The Local Butcher Shop in Berkeley sells what foodies consider the right type of meat: grass-fed, pasture-raised, hormone-free, happy animals, all that jazz. They offer daily sandwiches with ingredients like roasted corn tapenade, soft-boiled duck eggs, herbed aioli and nepitella (I had to look it up too). They also offer butchery classes, where those who are seduced by the esthetic of artisanship can learn to hack away at the corpses of pigs, chickens, fish, even deer. Happily, these classes have been the object of protests by animal liberation activists.

Screen Shot 2017-07-29 at 3.40.38 PMOn July 10, The Local Butcher Shop posted this picture to Facebook with the caption “Bastille Day is this Friday, July 14th, and we’ve got you Francophiles covered: French onion soup, garlicky Toulouse sausage, Boudin Noir (blood sausage), Crépinettes, pork rillons, duck rillettes, duck confit, whole rabbits & chickens. Call us to place an order! Vive la France!”

I really hope that in 20 years we will look back on this gleeful barbarianism in disbelief. And even while the food movement has been turning ex-vegans into carnists, the renewed vigor of the animal liberation movement has me hopeful.

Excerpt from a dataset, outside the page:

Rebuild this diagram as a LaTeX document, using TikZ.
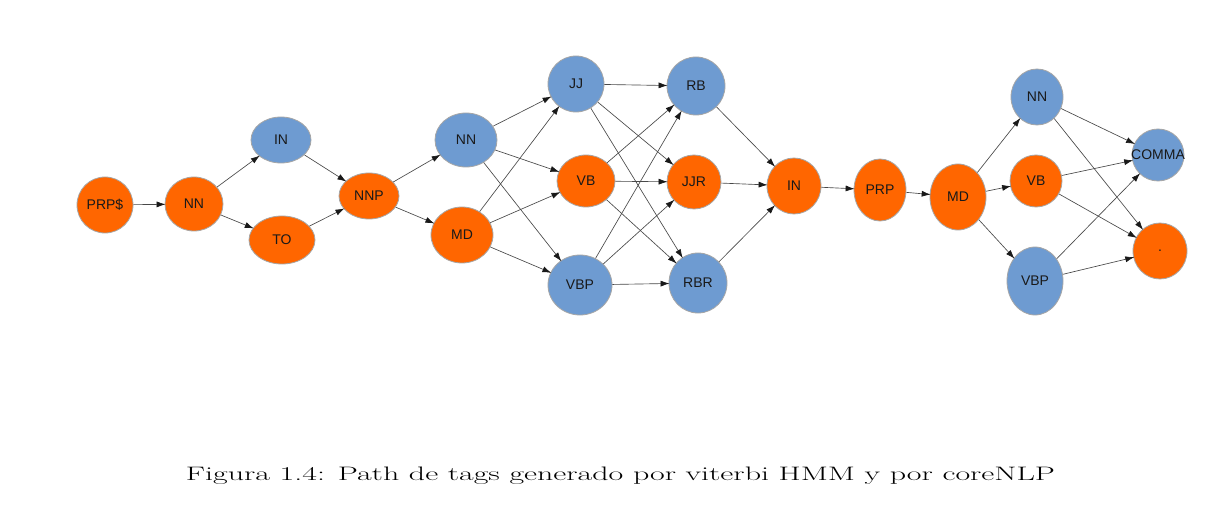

Last week in San Francisco I participated in our city’s first March to Close All Slaughterhouses, and intrepid open rescue networks as well as a slaughterhouse vigil movement are compelling the world to finally empathize with farm animals.

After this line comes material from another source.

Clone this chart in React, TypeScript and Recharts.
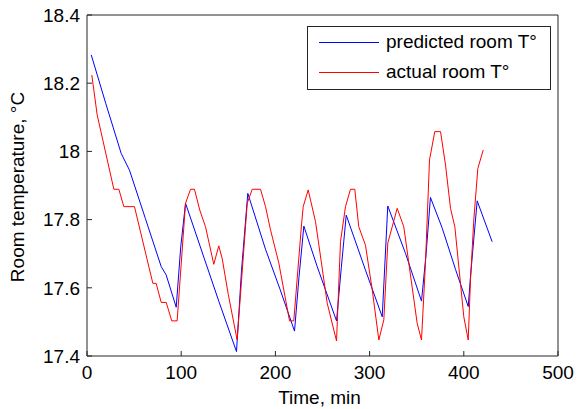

There is nothing surprising to me about using Francophilia to sell meat. In recent years the vegan movement seems to have exploded in Europe, but when I was a kid in Europe it truly was more difficult to be veg*n, and when I would visit the Bay Area, it felt like such a breeze. Then a reversal started around the time I moved to the Bay Area (2010), largely due in my opinion to different streaks of identity politics. One was the idea that Europeans are more nuanced and sophisticated, and so instead of rejecting all animal products, they eat the right kind.

Under Bush, many Americans felt self-conscious and strove to imitate Europeans in an effort to distinguish themselves from all the other “dumb Americans”. Appreciation of local cheeses and artisanal sausages soon conveniently fell into this fold. Veganism was another example of misplaced zeal from Americans who, untethered to tradition and lacking nuance, swing from the extremes of fast food to fat free. San Franciscans especially seemed to have something to prove. After traveling to New York and witnessing an amazing vegan scene, I moved to San Francisco to see vegan businesses shutting down, ex-vegans popping up en masse, and carnism as a new enlightenment.

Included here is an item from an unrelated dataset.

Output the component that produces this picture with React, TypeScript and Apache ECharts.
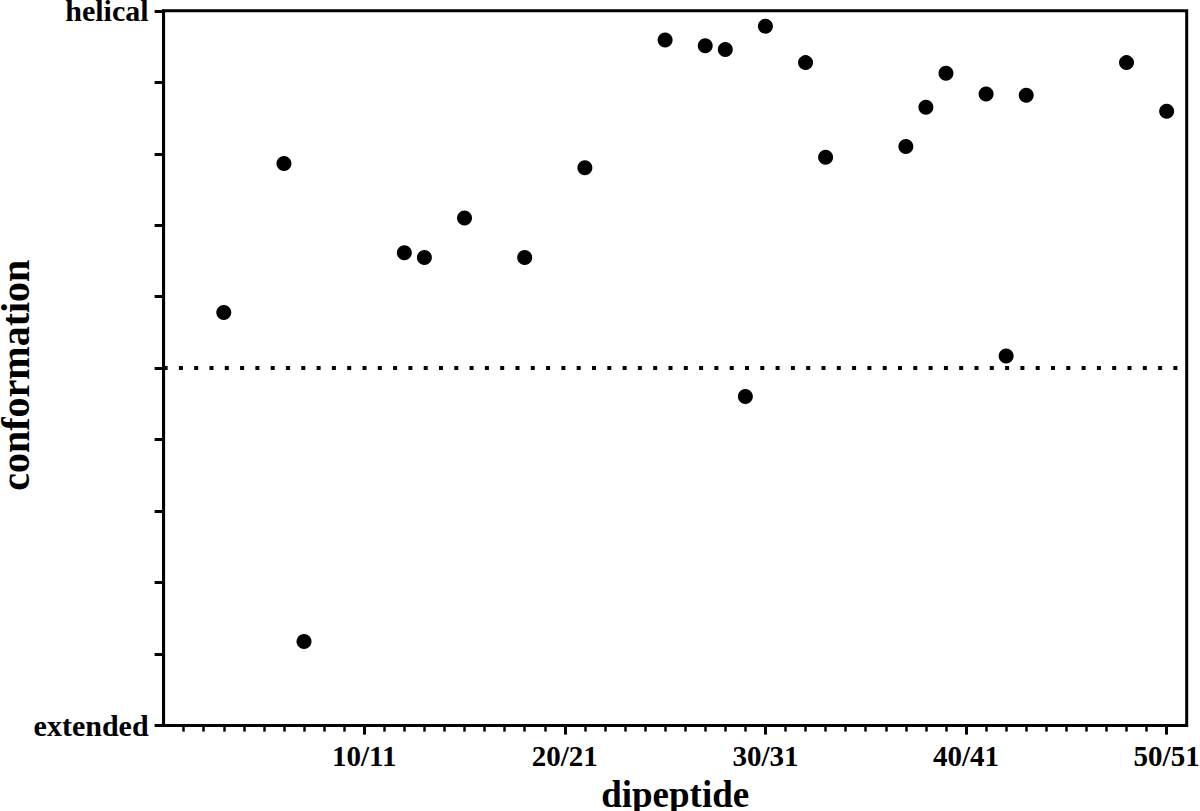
import React, { useEffect, useRef } from "react";
import * as echarts from "echarts";

// dipeptide index n stands for the pair "n/n+1"
const dipeptideIndex = [3, 6, 7, 12, 13, 15, 18, 21, 25, 27, 28, 29, 30, 32, 33, 37, 38, 39, 41, 42, 43, 48, 50];
// conformation: +1 = helical, -1 = extended
const conformationValue = [
  0.156, 0.573, -0.765, 0.323, 0.31, 0.42, 0.31, 0.561, 0.918, 0.902, 0.892, -0.079, 0.957, 0.855, 0.59, 0.62,
  0.73, 0.825, 0.767, 0.034, 0.764, 0.855, 0.719,
];
const majorXTicks = [10, 20, 30, 40, 50];
const minorXTicks = [
  1, 2, 3, 4, 5, 6, 7, 8, 9, 11, 12, 13, 14, 15, 16, 17, 18, 19, 21, 22, 23, 24, 25, 26, 27, 28, 29, 31, 32, 33, 34,
  35, 36, 37, 38, 39, 41, 42, 43, 44, 45, 46, 47, 48, 49,
];
const yTopLabel = "helical";
const yBottomLabel = "extended";
const xAxisTitle = "dipeptide";
const yAxisTitle = "conformation";
const thresholdValue = 0;

const FONT = "Liberation Serif";

export default function App() {
  const ref = useRef<HTMLDivElement>(null);
  useEffect(() => {
    if (!ref.current) return;
    const chart = echarts.init(ref.current, undefined, { renderer: "svg" });
    const points = dipeptideIndex.map((x, i) => [x, conformationValue[i]]);
    chart.setOption({
      animation: false,
      backgroundColor: "#fff",
      grid: {
        left: 163.6,
        right: 13.3,
        top: 10.8,
        bottom: 85.4,
        outerBoundsMode: "none",
        containLabel: false,
        show: true,
        borderColor: "#000",
        borderWidth: 3,
      },
      xAxis: [
        {
          type: "value",
          min: 0,
          max: 51,
          interval: 10,
          position: "bottom",
          splitLine: { show: false },
          axisLine: { show: true, onZero: false, lineStyle: { color: "#000", width: 3 } },
          axisTick: {
            show: true,
            customValues: minorXTicks,
            length: 6,
            lineStyle: { color: "#000", width: 2.5 },
          },
          axisLabel: {
            customValues: majorXTicks,
            formatter: (v: number) => `${v}/${v + 1}`,
            fontFamily: FONT,
            fontWeight: "bold",
            fontSize: 29,
            color: "#000",
            margin: 16,
          },
          name: xAxisTitle,
          nameLocation: "middle",
          nameGap: 50,
          nameMoveOverlap: false,
          nameTextStyle: { fontFamily: FONT, fontWeight: "bold", fontSize: 37, color: "#000" },
        },
        {
          type: "value",
          min: 0,
          max: 51,
          interval: 10,
          position: "bottom",
          splitLine: { show: false },
          axisLine: { show: false, onZero: false },
          axisTick: {
            show: true,
            customValues: majorXTicks,
            length: 9,
            lineStyle: { color: "#000", width: 3 },
          },
          axisLabel: { show: false },
        },
      ],
      yAxis: {
        type: "value",
        min: -1,
        max: 1,
        interval: 0.2,
        splitLine: { show: false },
        axisLine: { show: true, onZero: false, lineStyle: { color: "#000", width: 3 } },
        axisTick: { show: true, length: 9, lineStyle: { color: "#000", width: 3 } },
        axisLabel: {
          formatter: (v: number) => (v >= 0.999 ? yTopLabel : v <= -0.999 ? yBottomLabel : ""),
          fontFamily: FONT,
          fontWeight: "bold",
          fontSize: 30,
          color: "#000",
          margin: 15,
        },
        name: yAxisTitle,
        nameLocation: "middle",
        nameGap: 128,
        nameMoveOverlap: false,
        nameTextStyle: {
          fontFamily: FONT,
          fontWeight: "bold",
          fontSize: 40,
          color: "#000",
          padding: [0, 14, 0, 0],
        },
      },
      series: [
        {
          type: "scatter",
          xAxisIndex: 0,
          data: points,
          symbol: "circle",
          symbolSize: 15,
          itemStyle: { color: "#000", opacity: 1 },
          markLine: {
            silent: true,
            symbol: ["none", "none"],
            label: { show: false },
            lineStyle: { color: "#000", width: 4, type: [4, 11.3], opacity: 1 },
            data: [{ yAxis: thresholdValue }],
          },
        },
      ],
    });
    return () => chart.dispose();
  }, []);
  return <div ref={ref} style={{ position: "absolute", left: 0, top: 0, width: 1200, height: 811 }} />;
}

The problem was that people accepted a framing of the issue that is wrong. Veganism is not about refraining from a type of food entirely versus consuming with distinction and moderation. It’s about rejecting the entire notion that certain animals are food. When I lived in Europe, not a week went by without someone dropping the thought-terminating cliché “faut manger de tout” (“one must eat of everything”). I don’t have much of a problem with that message per se; the question is, what constitutes “everything”? The word everything is used as a synonym for “every food”. In my opinion, animals are not food. In the opinion of those people, certain animals are. Discussions should have centered on this difference, instead they were dismissed.

When a European travels to Asia and sees dogs raised for food, they don’t nod appreciatively and say that some dog meat in moderation is a wise food choice. No, they constantly lament the fate of the dogs (I speak from the experience of having traveled in Asia with Europeans). They wouldn’t be very open-minded if a local told them “faut manger de tout”. Where vegans departed from the mainstream is that we questioned why society doesn’t afford the same empathy to those defined (in the West) as “farm animals” as it does to dogs. Not coming up with a good answer, we changed our ways.

Veganism is about changing our social norms and social relations with other animals, and I think Bay Area folks should have been proud of our willingness to do this.

Now the Bay Area is stirring again. As a result of the above-mentioned protests, The Local Butcher Shop agreed to post an animal liberationist message on their window front; a likely first in the history of all butcher shops. The Bay Area is marching towards animal liberation; let’s be unwavering this time.